# GIVEN ENTRIES:

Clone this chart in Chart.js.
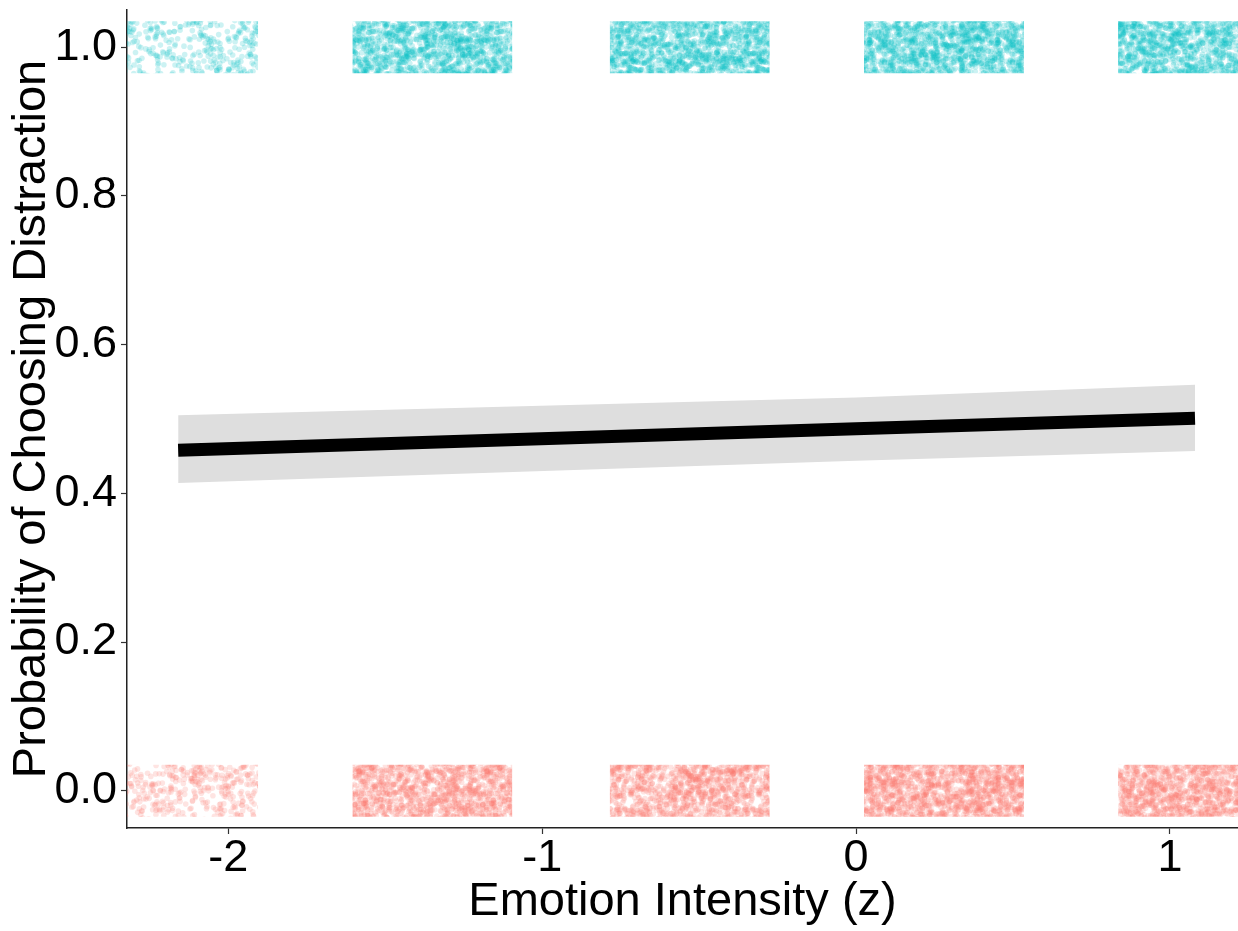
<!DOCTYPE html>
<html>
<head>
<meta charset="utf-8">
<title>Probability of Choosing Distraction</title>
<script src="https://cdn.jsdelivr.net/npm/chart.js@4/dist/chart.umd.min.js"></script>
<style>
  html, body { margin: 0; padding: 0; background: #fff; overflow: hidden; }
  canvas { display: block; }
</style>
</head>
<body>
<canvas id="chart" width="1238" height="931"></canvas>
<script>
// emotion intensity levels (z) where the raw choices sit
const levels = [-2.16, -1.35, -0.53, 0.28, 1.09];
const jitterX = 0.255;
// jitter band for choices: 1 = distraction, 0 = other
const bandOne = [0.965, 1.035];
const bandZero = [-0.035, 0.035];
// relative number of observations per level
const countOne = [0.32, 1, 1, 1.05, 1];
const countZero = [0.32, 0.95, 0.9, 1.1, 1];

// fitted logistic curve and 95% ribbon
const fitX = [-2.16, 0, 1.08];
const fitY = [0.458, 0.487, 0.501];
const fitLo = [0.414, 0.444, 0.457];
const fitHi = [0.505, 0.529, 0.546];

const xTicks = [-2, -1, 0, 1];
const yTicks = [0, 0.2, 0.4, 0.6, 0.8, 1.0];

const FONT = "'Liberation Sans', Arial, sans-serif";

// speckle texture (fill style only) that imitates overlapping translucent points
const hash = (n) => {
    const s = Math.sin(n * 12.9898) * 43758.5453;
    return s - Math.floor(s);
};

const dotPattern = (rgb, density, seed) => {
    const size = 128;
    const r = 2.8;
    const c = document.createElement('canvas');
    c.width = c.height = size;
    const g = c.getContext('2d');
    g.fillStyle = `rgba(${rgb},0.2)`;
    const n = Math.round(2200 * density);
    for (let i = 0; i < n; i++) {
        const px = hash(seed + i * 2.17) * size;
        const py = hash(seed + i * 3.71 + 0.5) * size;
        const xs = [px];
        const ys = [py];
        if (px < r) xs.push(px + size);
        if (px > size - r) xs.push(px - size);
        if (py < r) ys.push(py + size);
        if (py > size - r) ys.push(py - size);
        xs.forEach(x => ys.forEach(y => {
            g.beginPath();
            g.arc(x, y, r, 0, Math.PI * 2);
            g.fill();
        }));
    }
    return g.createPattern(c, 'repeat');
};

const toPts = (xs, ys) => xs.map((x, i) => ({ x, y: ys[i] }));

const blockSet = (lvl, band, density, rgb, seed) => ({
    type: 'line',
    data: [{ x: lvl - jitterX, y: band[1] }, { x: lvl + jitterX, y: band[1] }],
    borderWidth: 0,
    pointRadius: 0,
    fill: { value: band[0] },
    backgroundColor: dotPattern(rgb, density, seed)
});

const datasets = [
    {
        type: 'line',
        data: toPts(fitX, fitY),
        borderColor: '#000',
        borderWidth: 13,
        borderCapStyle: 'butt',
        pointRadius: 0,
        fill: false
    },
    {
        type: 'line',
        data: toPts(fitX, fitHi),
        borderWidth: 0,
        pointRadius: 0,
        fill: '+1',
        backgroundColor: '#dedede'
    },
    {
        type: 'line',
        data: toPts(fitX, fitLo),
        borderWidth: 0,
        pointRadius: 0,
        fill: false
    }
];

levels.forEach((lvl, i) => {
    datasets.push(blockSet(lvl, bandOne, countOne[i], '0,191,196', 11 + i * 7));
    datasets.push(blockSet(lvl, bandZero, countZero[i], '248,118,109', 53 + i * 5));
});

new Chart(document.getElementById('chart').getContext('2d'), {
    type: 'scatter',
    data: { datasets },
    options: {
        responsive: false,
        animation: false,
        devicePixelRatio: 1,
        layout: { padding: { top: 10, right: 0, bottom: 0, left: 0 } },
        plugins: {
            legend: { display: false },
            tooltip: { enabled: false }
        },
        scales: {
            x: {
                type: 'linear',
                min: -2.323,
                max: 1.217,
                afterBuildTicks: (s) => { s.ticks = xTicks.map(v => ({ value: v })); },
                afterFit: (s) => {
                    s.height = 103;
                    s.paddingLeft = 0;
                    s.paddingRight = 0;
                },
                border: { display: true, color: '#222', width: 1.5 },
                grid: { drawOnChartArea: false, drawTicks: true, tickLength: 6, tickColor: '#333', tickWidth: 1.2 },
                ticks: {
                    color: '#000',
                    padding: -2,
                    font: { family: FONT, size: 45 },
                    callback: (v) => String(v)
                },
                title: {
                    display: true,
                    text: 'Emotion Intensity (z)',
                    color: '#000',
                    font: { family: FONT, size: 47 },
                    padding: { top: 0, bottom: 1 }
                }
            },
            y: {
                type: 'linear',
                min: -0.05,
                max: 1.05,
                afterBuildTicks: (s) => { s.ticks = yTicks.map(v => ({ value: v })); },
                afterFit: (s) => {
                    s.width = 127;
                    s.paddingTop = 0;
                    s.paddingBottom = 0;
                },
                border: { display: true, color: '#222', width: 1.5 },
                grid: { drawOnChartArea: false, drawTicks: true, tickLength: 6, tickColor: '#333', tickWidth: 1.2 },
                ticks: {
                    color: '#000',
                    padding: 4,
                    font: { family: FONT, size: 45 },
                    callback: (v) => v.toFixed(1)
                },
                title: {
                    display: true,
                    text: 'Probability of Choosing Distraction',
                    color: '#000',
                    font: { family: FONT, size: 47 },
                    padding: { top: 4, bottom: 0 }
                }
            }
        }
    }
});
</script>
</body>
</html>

--

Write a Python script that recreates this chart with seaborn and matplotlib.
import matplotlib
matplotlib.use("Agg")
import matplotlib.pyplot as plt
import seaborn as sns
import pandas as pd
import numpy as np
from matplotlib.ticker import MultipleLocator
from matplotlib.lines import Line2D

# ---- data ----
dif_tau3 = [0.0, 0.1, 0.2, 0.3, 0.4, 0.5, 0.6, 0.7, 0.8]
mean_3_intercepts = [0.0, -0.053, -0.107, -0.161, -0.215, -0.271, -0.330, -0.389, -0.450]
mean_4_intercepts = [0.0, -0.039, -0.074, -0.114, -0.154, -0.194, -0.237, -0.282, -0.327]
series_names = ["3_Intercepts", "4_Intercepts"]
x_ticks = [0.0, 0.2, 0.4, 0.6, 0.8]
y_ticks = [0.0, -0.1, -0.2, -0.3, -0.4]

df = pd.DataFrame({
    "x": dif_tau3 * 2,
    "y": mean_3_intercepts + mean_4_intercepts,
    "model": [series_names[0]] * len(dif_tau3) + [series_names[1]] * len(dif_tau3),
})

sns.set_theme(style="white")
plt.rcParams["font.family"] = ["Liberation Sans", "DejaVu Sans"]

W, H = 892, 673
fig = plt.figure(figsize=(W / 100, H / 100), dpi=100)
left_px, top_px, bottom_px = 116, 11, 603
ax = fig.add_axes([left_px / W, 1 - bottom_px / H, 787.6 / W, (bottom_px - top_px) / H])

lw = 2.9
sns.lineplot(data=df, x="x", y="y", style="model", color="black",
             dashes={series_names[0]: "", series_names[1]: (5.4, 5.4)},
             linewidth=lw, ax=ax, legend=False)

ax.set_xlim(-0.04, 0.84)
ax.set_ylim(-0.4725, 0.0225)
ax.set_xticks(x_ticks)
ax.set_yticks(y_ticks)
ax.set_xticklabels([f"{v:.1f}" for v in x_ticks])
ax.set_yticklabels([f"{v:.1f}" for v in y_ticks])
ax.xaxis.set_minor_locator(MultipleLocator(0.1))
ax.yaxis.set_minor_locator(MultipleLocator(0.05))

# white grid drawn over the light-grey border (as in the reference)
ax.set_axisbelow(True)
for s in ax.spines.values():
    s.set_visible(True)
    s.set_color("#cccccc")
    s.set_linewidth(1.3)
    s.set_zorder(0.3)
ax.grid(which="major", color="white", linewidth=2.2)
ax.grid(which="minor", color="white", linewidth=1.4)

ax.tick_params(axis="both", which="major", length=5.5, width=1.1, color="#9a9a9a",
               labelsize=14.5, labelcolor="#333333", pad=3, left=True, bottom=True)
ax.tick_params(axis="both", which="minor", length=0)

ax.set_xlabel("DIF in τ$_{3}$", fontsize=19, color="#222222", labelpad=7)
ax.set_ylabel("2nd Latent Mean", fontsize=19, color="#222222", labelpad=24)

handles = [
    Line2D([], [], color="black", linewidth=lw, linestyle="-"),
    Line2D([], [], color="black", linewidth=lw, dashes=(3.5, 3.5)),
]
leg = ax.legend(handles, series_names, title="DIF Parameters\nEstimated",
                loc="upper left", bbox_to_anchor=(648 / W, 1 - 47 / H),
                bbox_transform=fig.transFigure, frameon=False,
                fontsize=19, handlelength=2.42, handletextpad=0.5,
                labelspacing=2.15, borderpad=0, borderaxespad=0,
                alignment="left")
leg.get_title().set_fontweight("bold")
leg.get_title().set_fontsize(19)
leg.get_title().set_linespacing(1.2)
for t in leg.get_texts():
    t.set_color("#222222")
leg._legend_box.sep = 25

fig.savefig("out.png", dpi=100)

# TASK DESCRIPTION:
Copy out exactly the lines from the one with "Write a Python" through the one with "linewidth=lw, ax=ax, legend=False)", counting both ends, and no other lines.

# THE COMPLETED TASK:
Write a Python script that recreates this chart with seaborn and matplotlib.
import matplotlib
matplotlib.use("Agg")
import matplotlib.pyplot as plt
import seaborn as sns
import pandas as pd
import numpy as np
from matplotlib.ticker import MultipleLocator
from matplotlib.lines import Line2D

# ---- data ----
dif_tau3 = [0.0, 0.1, 0.2, 0.3, 0.4, 0.5, 0.6, 0.7, 0.8]
mean_3_intercepts = [0.0, -0.053, -0.107, -0.161, -0.215, -0.271, -0.330, -0.389, -0.450]
mean_4_intercepts = [0.0, -0.039, -0.074, -0.114, -0.154, -0.194, -0.237, -0.282, -0.327]
series_names = ["3_Intercepts", "4_Intercepts"]
x_ticks = [0.0, 0.2, 0.4, 0.6, 0.8]
y_ticks = [0.0, -0.1, -0.2, -0.3, -0.4]

df = pd.DataFrame({
    "x": dif_tau3 * 2,
    "y": mean_3_intercepts + mean_4_intercepts,
    "model": [series_names[0]] * len(dif_tau3) + [series_names[1]] * len(dif_tau3),
})

sns.set_theme(style="white")
plt.rcParams["font.family"] = ["Liberation Sans", "DejaVu Sans"]

W, H = 892, 673
fig = plt.figure(figsize=(W / 100, H / 100), dpi=100)
left_px, top_px, bottom_px = 116, 11, 603
ax = fig.add_axes([left_px / W, 1 - bottom_px / H, 787.6 / W, (bottom_px - top_px) / H])

lw = 2.9
sns.lineplot(data=df, x="x", y="y", style="model", color="black",
             dashes={series_names[0]: "", series_names[1]: (5.4, 5.4)},
             linewidth=lw, ax=ax, legend=False)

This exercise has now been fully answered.